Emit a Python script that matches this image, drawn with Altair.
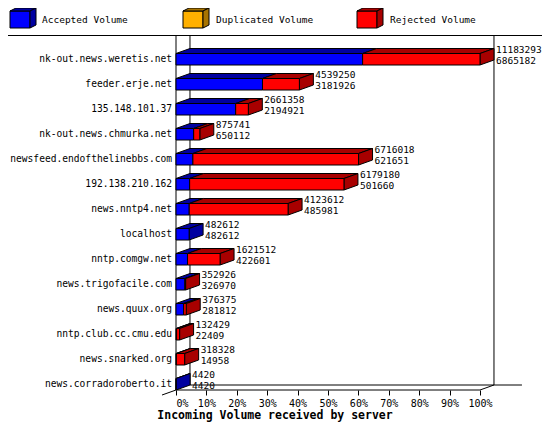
import altair as alt
import pandas as pd

# ---- data ----
hosts = [
    "nk-out.news.weretis.net", "feeder.erje.net", "135.148.101.37",
    "nk-out.news.chmurka.net", "newsfeed.endofthelinebbs.com", "192.138.210.162",
    "news.nntp4.net", "localhost", "nntp.comgw.net", "news.trigofacile.com",
    "news.quux.org", "nntp.club.cc.cmu.edu", "news.snarked.org", "news.corradoroberto.it",
]
total_volume = [11183293, 4539250, 2661358, 875741, 6716018, 6179180, 4123612,
                482612, 1621512, 352926, 376375, 132429, 318328, 4420]
accepted_volume = [6865182, 3181926, 2194921, 650112, 621651, 501660, 485981,
                   482612, 422601, 326970, 281812, 22409, 14958, 4420]
legend_names = ["Accepted Volume", "Duplicated Volume", "Rejected Volume"]
tick_values = list(range(0, 101, 10))
x_title = "Incoming Volume received by server"

# ---- styling ----
FONT = "DejaVu Sans Mono"
BLUE, DBLUE = "#0000ff", "#0000a0"
YEL, DYEL = "#ffb000", "#a87400"
RED, DRED = "#ff0000", "#a80000"
legend_cols = [(BLUE, DBLUE), (YEL, DYEL), (RED, DRED)]

DX = 4.6      # 3-D depth, in % units
DY = 0.2      # 3-D depth, in row units
FT, FB = 0.22, 0.24
X_MAX = 116.45
Y_TOP, Y_BOT = -0.92, 13.24

xs = alt.Scale(domain=[0, X_MAX], nice=False, zero=False)
ys = alt.Scale(domain=[Y_TOP, Y_BOT], nice=False, zero=False, reverse=True)
xax = alt.Axis(
    values=tick_values, labelExpr="datum.value + '%'", domain=False, grid=False,
    ticks=True, tickSize=5, tickColor="black", tickWidth=1, labelColor="black",
    labelFont=FONT, labelFontSize=10, labelPadding=3, title=None)

maxv = max(total_volume)
fronts, tops, sides, labels, hostrows = [], [], [], [], []
for i, (h, t, a) in enumerate(zip(hosts, total_volume, accepted_volume)):
    pa = a / maxv * 100
    pt = t / maxv * 100
    segs = [(0.0, pa, BLUE, DBLUE), (pa, pt, RED, DRED)]
    segs = [s for s in segs if s[1] - s[0] > 1e-9]
    for k, (x0, x1, c, dc) in enumerate(segs):
        fid = f"{i}-{k}"
        fronts.append(dict(x0=x0, x1=x1, y0=i - FT, y1=i + FB, color=c))
        tops.append(dict(face=fid, y=i - FT, x=x0, x2=x1, color=dc))
        tops.append(dict(face=fid, y=i - FT - DY, x=x0 + DX, x2=x1 + DX, color=dc))
    lx1, ldc = segs[-1][1], segs[-1][3]
    sides.append(dict(face=str(i), x=lx1, y=i - FT, y2=i + FB, color=ldc))
    sides.append(dict(face=str(i), x=lx1 + DX, y=i - FT - DY, y2=i + FB - DY, color=ldc))
    labels.append(dict(x=pt + DX, y=i - 0.36, text=str(t)))
    labels.append(dict(x=pt + DX, y=i + 0.08, text=str(a)))
    hostrows.append(dict(row=i, host=h))

lines = pd.DataFrame([
    dict(x=0, y=Y_TOP, x2=0, y2=Y_BOT),
    dict(x=DX, y=Y_TOP, x2=DX, y2=Y_BOT - DY),
    dict(x=100 + DX, y=Y_TOP, x2=100 + DX, y2=Y_BOT - DY),
    dict(x=DX, y=Y_BOT - DY, x2=113.8, y2=Y_BOT - DY),
    dict(x=0, y=Y_BOT, x2=100, y2=Y_BOT),
    dict(x=100, y=Y_BOT, x2=100 + DX, y2=Y_BOT - DY),
    dict(x=0, y=Y_BOT, x2=-DX, y2=Y_BOT + DY),
])

grid = alt.Chart(lines).mark_rule(color="black", strokeWidth=1).encode(
    x=alt.X("x:Q", scale=xs, axis=xax), x2="x2:Q",
    y=alt.Y("y:Q", scale=ys, axis=None), y2="y2:Q")

top_layer = alt.Chart(pd.DataFrame(tops)).mark_area(
    orient="horizontal", stroke="black", strokeWidth=1, opacity=1).encode(
    y=alt.Y("y:Q", scale=ys, axis=None),
    x=alt.X("x:Q", scale=xs, axis=xax, stack=None), x2="x2:Q",
    detail="face:N", fill=alt.Fill("color:N", scale=None))

side_layer = alt.Chart(pd.DataFrame(sides)).mark_area(
    orient="vertical", stroke="black", strokeWidth=1, opacity=1).encode(
    x=alt.X("x:Q", scale=xs, axis=xax),
    y=alt.Y("y:Q", scale=ys, axis=None, stack=None), y2="y2:Q",
    detail="face:N", fill=alt.Fill("color:N", scale=None))

front_layer = alt.Chart(pd.DataFrame(fronts)).mark_rect(
    stroke="black", strokeWidth=1, opacity=1).encode(
    x=alt.X("x0:Q", scale=xs, axis=xax), x2="x1:Q",
    y=alt.Y("y0:Q", scale=ys, axis=None), y2="y1:Q",
    fill=alt.Fill("color:N", scale=None))

value_text = alt.Chart(pd.DataFrame(labels)).mark_text(
    align="left", baseline="middle", dx=2, font=FONT, fontSize=9.5, color="black").encode(
    x=alt.X("x:Q", scale=xs, axis=xax), y=alt.Y("y:Q", scale=ys, axis=None), text="text:N")

host_text = alt.Chart(pd.DataFrame(hostrows)).mark_text(
    align="right", baseline="middle", font=FONT, fontSize=9.6, color="black").encode(
    x=alt.value(-4), y=alt.Y("row:Q", scale=ys, axis=None), text="host:N")

one = pd.DataFrame({"k": [0]})
title_text = alt.Chart(one).mark_text(
    align="center", baseline="middle", font=FONT, fontSize=11.5, fontWeight="bold",
    color="black").encode(x=alt.value(99), y=alt.value(380), text=alt.value(x_title))

separator = alt.Chart(one).mark_rule(color="black", strokeWidth=1).encode(
    x=alt.value(-168), x2=alt.value(366), y=alt.value(-0.5))

legend_layers = []
box_x = [-166, 7, 181]
text_x = [-134, 40, 214]
shapes = [
    ("M0,0H20V17H0Z", 0),
    ("M0,0L6,-3H26L20,0Z", 1),
    ("M20,0L26,-3V14L20,17Z", 1),
]
for j, name in enumerate(legend_names):
    for path, dark in shapes:
        legend_layers.append(alt.Chart(one).mark_point(
            shape=path, size=4, filled=True, opacity=1,
            fill=legend_cols[j][dark], stroke="black", strokeWidth=1).encode(
            x=alt.value(box_x[j]), y=alt.value(-25)))
    legend_layers.append(alt.Chart(one).mark_text(
        align="left", baseline="middle", font=FONT, fontSize=9.5, color="black").encode(
        x=alt.value(text_x[j]), y=alt.value(-16), text=alt.value(name)))

chart = alt.layer(
    grid, top_layer, side_layer, front_layer, value_text, host_text, title_text,
    separator, *legend_layers,
).properties(
    width=354, height=354,
    padding={"left": 168, "top": 28, "right": 12, "bottom": 32},
    autosize=alt.AutoSizeParams(type="none"),
    background="white",
).configure_view(stroke=None)

chart.save("out.html", embed_options={"renderer": "svg", "actions": False})
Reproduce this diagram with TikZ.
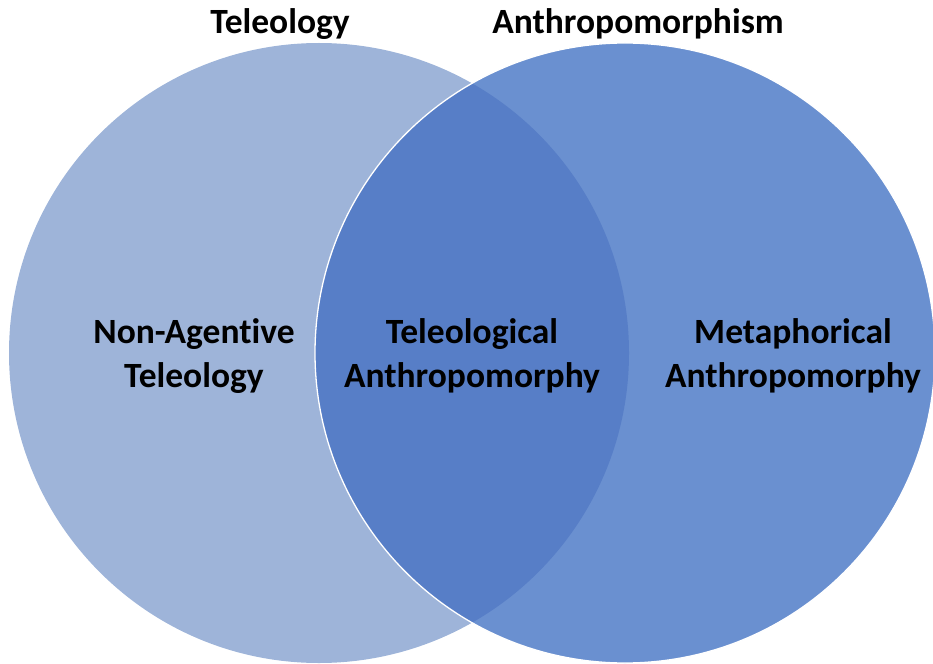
\documentclass[tikz,border=0pt]{standalone}
\usepackage{fontspec}
\setmainfont{Carlito}[Ligatures=NoCommon]
\usepackage{xcolor,tikz}
\usetikzlibrary{positioning}
\definecolor{teleocol}{RGB}{158,180,217}
\definecolor{anthrocol}{RGB}{106,144,208}
\definecolor{lenscol}{RGB}{87,126,199}
\tikzset{
  settext/.style={align=center, font=\fontsize{35.5}{44}\selectfont\bfseries, text=black, inner sep=0pt},
  titletext/.style={settext}
}

\begin{document}
\begin{tikzpicture}[x=1pt,y=-1pt]
\useasboundingbox (0,0) rectangle (933,663);
%%%% circles
\fill[teleocol] (319,353) circle[radius=310pt];
\fill[anthrocol] (625,353) circle[radius=310pt];
\begin{scope}
\clip (319,353) circle[radius=310pt];
\fill[lenscol] (625,353) circle[radius=310pt];
\end{scope}
\draw[white, line width=1.3pt] (625,353) circle[radius=310pt];
%%%% titles
\node[titletext] (teleology) at (280,24) {Teleology};
\node[titletext] (anthropo) at (638,24) {Anthropomorphism};
%%%% regions
\node[settext] (nonagent) at (194,356) {Non-Agentive\\Teleology};
\node[settext] (teleoanthro) at (472,356) {Teleological\\Anthropomorphy};
\node[settext] (metaphor) at (793,356) {Metaphorical\\Anthropomorphy};
\end{tikzpicture}
\end{document}
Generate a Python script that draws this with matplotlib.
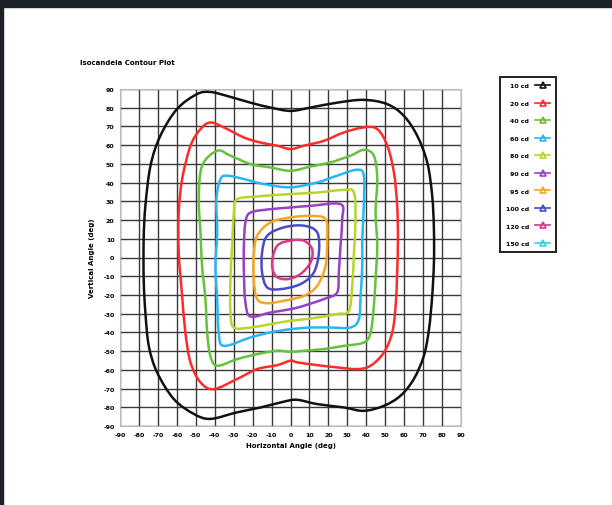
import numpy as np
import matplotlib
matplotlib.use("Agg")
import matplotlib.pyplot as plt
from matplotlib.lines import Line2D
from matplotlib.patches import Rectangle, PathPatch
from matplotlib.path import Path

# contour labels and colours (outer -> inner)
labels = ["10 cd", "20 cd", "40 cd", "60 cd", "80 cd", "90 cd", "95 cd", "100 cd", "120 cd", "150 cd"]
colors = ["#111111", "#ff2a2a", "#66c23a", "#29b6f6", "#b8d62a", "#9a3fc8", "#f5a623", "#4a4acb", "#e0338a", "#33d0e8"]

# contour points (horizontal deg, vertical deg)
c10_x = [-68.7, -59.9, -49.3, -42.3, -33.5, -21.1, -10.6, 0.0, 10.6, 24.6, 38.7, 51.1, 59.9, 66.9, 72.2, 74.8, 75.7,
         75.7, 74.8, 73.1, 70.4, 65.1, 58.1, 49.3, 38.7, 28.2, 14.1, 3.5, -3.5, -15.8, -28.2, -42.3, -51.1, -61.6,
         -70.4, -74.8, -76.6, -77.5, -77.5, -76.6, -73.9]
c10_y = [65.0, 79.3, 87.3, 88.4, 86.3, 82.7, 80.1, 78.3, 80.1, 82.7, 84.2, 81.9, 75.6, 65.0, 50.7, 32.9, 15.1,
         -2.7, -20.5, -38.3, -52.5, -64.9, -73.8, -79.2, -81.9, -80.1, -78.3, -76.0, -77.0, -80.1, -82.7, -86.2, -83.5,
         -75.6, -61.4, -47.2, -29.4, -11.6, 9.8, 27.6, 49.0]

c20_x = [-42.3, -35.2, -24.6, -15.8, -7.0, 0.0, 7.0, 17.6, 28.2, 38.7, 45.8, 51.1, 54.6, 56.3, 56.7, 56.3, 55.5,
         53.7, 49.3, 42.3, 35.2, 24.6, 14.1, 3.5, 0.0, -7.0, -17.6, -28.2, -40.5, -47.5, -52.8, -55.5, -57.2, -59.0,
         -59.0, -57.2, -52.8, -47.5]
c20_y = [72.1, 69.5, 64.1, 61.4, 59.7, 57.9, 59.7, 62.3, 66.8, 69.5, 68.6, 59.7, 45.4, 27.6, 9.8, -8.0, -25.8,
         -40.0, -50.7, -57.8, -59.6, -58.7, -57.5, -56.0, -55.1, -57.5, -59.6, -64.9, -70.3, -66.7, -56.0, -40.0,
         -20.5, 2.7, 24.0, 41.8, 59.6, 68.6]

c40_x = [-38.7, -31.7, -21.1, -10.6, 0.0, 10.6, 21.1, 31.7, 38.7, 44.0, 45.8, 44.9, 45.8, 44.9, 44.0, 42.3, 38.7,
         28.2, 17.6, 7.0, 0.0, -7.0, -17.6, -28.2, -38.7, -42.3, -44.0, -44.9, -46.7, -47.5, -48.4, -46.7]
c40_y = [57.0, 54.4, 49.9, 48.1, 46.3, 48.6, 50.8, 54.4, 57.5, 54.4, 41.9, 24.1, 6.3, -11.6, -25.8, -40.0, -45.4,
         -47.2, -48.9, -49.8, -50.4, -49.8, -51.6, -54.3, -57.8, -52.5, -40.0, -22.2, -4.4, 13.3, 31.1, 48.9]

c60_x = [-33.5, -24.6, -14.1, 0.0, 14.1, 24.6, 35.2, 38.7, 38.7, 37.9, 37.9, 37.0, 36.1, 31.7, 21.1, 10.6, 0.0,
         -10.6, -21.1, -35.2, -37.9, -38.7, -39.6, -38.7, -39.1, -37.0]
c60_y = [43.7, 41.9, 39.2, 37.5, 40.1, 43.7, 46.9, 43.7, 27.7, 9.9, -4.4, -20.5, -32.9, -37.4, -37.4, -37.4, -38.3,
         -40.0, -42.7, -47.2, -40.0, -22.2, -4.4, 13.3, 31.1, 41.8]

c80_x = [-28.2, -17.6, 0.0, 14.1, 28.2, 33.5, 34.3, 33.5, 32.6, 30.8, 24.6, 10.6, 0.0, -10.6, -21.1, -29.9, -31.7,
         -31.7, -30.8, -29.9]
c80_y = [31.1, 32.6, 33.9, 34.7, 36.1, 34.7, 20.5, 2.7, -15.1, -28.5, -30.2, -32.6, -33.8, -35.6, -37.4, -37.4,
         -29.4, -11.6, 6.2, 24.0]

c90_x = [-21.1, -10.6, 0.0, 10.6, 26.4, 27.3, 26.4, 25.5, 24.6, 17.6, 7.0, 0.0, -10.6, -21.1, -23.8, -24.6, -24.6,
         -23.8]
c90_y = [24.0, 25.8, 26.7, 27.6, 28.5, 20.5, 6.2, -8.0, -18.7, -22.2, -25.8, -27.6, -29.4, -31.5, -24.0, -8.0, 6.2,
         18.7]

c95_x = [-17.6, -10.6, 0.0, 10.6, 18.5, 19.4, 18.5, 14.1, 7.0, -3.5, -12.3, -17.6, -19.4, -19.4]
c95_y = [11.6, 18.7, 21.4, 22.2, 20.5, 9.8, -4.4, -15.1, -20.5, -23.1, -24.4, -22.2, -11.6, 0.9]

c100_x = [-12.3, -3.5, 7.0, 14.1, 15.0, 12.3, 5.3, -5.3, -12.3, -15.0, -15.0]
c100_y = [11.6, 16.1, 17.0, 13.4, 2.7, -8.0, -14.2, -16.9, -16.0, -8.0, 2.7]

c120_x = [-7.0, 0.0, 7.0, 11.4, 10.6, 5.3, -1.8, -7.9, -9.7]
c120_y = [6.3, 9.0, 9.0, 4.5, -2.6, -8.8, -11.6, -9.8, -2.7]

c150_x = []
c150_y = []

ticks = list(range(-90, 91, 10))

contours_x = [c10_x, c20_x, c40_x, c60_x, c80_x, c90_x, c95_x, c100_x, c120_x, c150_x]
contours_y = [c10_y, c20_y, c40_y, c60_y, c80_y, c90_y, c95_y, c100_y, c120_y, c150_y]


def closed_curve_path(xs, ys):
    # closed bezier path through the read points (catmull-rom style handles)
    p = np.column_stack([xs, ys])
    n = len(p)
    verts = [p[0]]
    codes = [Path.MOVETO]
    for i in range(n):
        p0, p1, p2, p3 = p[i - 1], p[i], p[(i + 1) % n], p[(i + 2) % n]
        verts += [p1 + (p2 - p0) / 6, p2 - (p3 - p1) / 6, p2]
        codes += [Path.CURVE4] * 3
    return Path(verts, codes)


fig = plt.figure(figsize=(6.12, 5.06), dpi=100)
fig.patch.set_facecolor("white")

# dark frame strips of the screenshot
fig.patches.append(Rectangle((0, 1 - 8 / 506), 1, 8 / 506, transform=fig.transFigure,
                             color="#1c2129", zorder=0))
fig.patches.append(Rectangle((0, 0), 3 / 612, 1, transform=fig.transFigure,
                             color="#1c2129", zorder=0))

ax = fig.add_axes([120 / 612, 1 - 427 / 506, 341 / 612, 337 / 506])

for xs, ys, col in zip(contours_x, contours_y, colors):
    if len(xs) == 0:
        continue
    ax.add_patch(PathPatch(closed_curve_path(xs, ys), facecolor="none", edgecolor=col,
                           lw=1.8, zorder=3))

ax.set_xlim(-90, 90)
ax.set_ylim(-90, 90)
ax.set_xticks(ticks)
ax.set_yticks(ticks)
ax.set_xticklabels([str(t) for t in ticks], fontsize=4.5, fontweight="bold")
ax.set_yticklabels([str(t) for t in ticks], fontsize=4.5, fontweight="bold")
ax.tick_params(length=0, pad=4)
ax.grid(True, color="#3a3a3a", lw=1.0)
ax.set_axisbelow(True)
for s in ax.spines.values():
    s.set_color("#bbbbbb")
    s.set_linewidth(0.8)

ax.set_xlabel("Horizontal Angle (deg)", fontsize=5, fontweight="bold", labelpad=4)
ax.set_ylabel("Vertical Angle (deg)", fontsize=5, fontweight="bold", labelpad=6)
fig.text(80 / 612, 1 - 63 / 506, "Isocandela Contour Plot", fontsize=5, fontweight="bold",
         va="center", ha="left")

handles = [Line2D([], [], color=c, lw=1.2, marker="^", markersize=5, markerfacecolor="none",
                  markeredgewidth=1.2) for c in colors]
leg = fig.legend(handles, labels, loc="upper left", bbox_to_anchor=(497 / 612, 1 - 75 / 506),
                 markerfirst=False, handlelength=2.4, handletextpad=1.0, labelspacing=1.95,
                 borderpad=0.9, fancybox=False, framealpha=1, prop={"weight": "bold", "size": 4.5})
leg.get_frame().set_edgecolor("#222222")
leg.get_frame().set_linewidth(1.4)

fig.savefig("out.png", dpi=100)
====
* To do *
Repeat, exactly and in full, each line from the start of the data to the line that contains "legend_cols = [(BLUE, DBLUE), (YEL, DYEL), (RED, DRED)]". Pictures do not go in.

* Worked solution *
Emit a Python script that matches this image, drawn with Altair.
import altair as alt
import pandas as pd

# ---- data ----
hosts = [
    "nk-out.news.weretis.net", "feeder.erje.net", "135.148.101.37",
    "nk-out.news.chmurka.net", "newsfeed.endofthelinebbs.com", "192.138.210.162",
    "news.nntp4.net", "localhost", "nntp.comgw.net", "news.trigofacile.com",
    "news.quux.org", "nntp.club.cc.cmu.edu", "news.snarked.org", "news.corradoroberto.it",
]
total_volume = [11183293, 4539250, 2661358, 875741, 6716018, 6179180, 4123612,
                482612, 1621512, 352926, 376375, 132429, 318328, 4420]
accepted_volume = [6865182, 3181926, 2194921, 650112, 621651, 501660, 485981,
                   482612, 422601, 326970, 281812, 22409, 14958, 4420]
legend_names = ["Accepted Volume", "Duplicated Volume", "Rejected Volume"]
tick_values = list(range(0, 101, 10))
x_title = "Incoming Volume received by server"

# ---- styling ----
FONT = "DejaVu Sans Mono"
BLUE, DBLUE = "#0000ff", "#0000a0"
YEL, DYEL = "#ffb000", "#a87400"
RED, DRED = "#ff0000", "#a80000"
legend_cols = [(BLUE, DBLUE), (YEL, DYEL), (RED, DRED)]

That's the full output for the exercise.